Ms. Sivananthan suffered from claustrophobia and extreme anxiety attacks after a car accident. These problems prevented her from taking the elevator out of her apartment by herself, using public transit and getting to job interviews. State Farm argued that she was capable of sitting, typing, talking on the phone, filing, and other physical aspects of an office job and therefore not entitled to further benefits. The arbitrator agreed with Moira Gracey that in examining a person’s ability to work, factors the ability to arrive reliably, be punctual, concentrate on her job tasks, such as respond competently to stressful situations, deal appropriately with co-workers and customers and other basic requirements of any job must be considered. Thus, Ms. Sivananthan was entitled to continue Income Replacement Benefits.

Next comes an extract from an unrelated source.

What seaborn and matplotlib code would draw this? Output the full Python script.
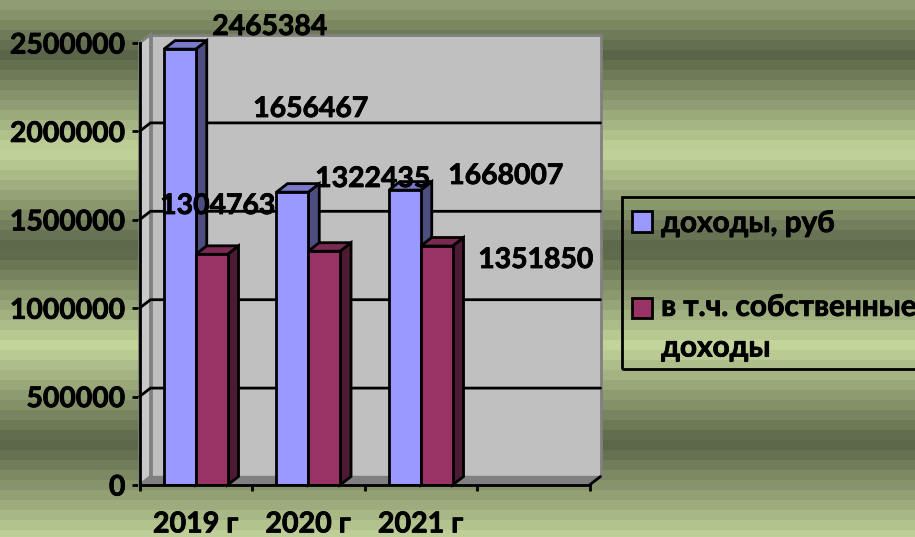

State Farm then refused to pay interest on the Income Replacement Benefits. It had stopped paying Ms. Sivananthan Income replacement Benefits after a Designated Assessment Centre report said that she could return to work, and argued that since was allowed to stop payment after a DAC report in its favour, the benefits were not ‘overdue’ until the Arbitrator ordered them paid. Joseph Campisi and Moira Gracey successfully argued that the insurer is responsible for paying interest on any benefits paid for a period when the injured person met the test of entitlement.
Insurance companies have recognized that because of our success on appeal in this case, they will have to carefully evaluate the strength and quality of doctors’ reports before relying on them to terminate benefits something we feel has always been their duty to their injured customers.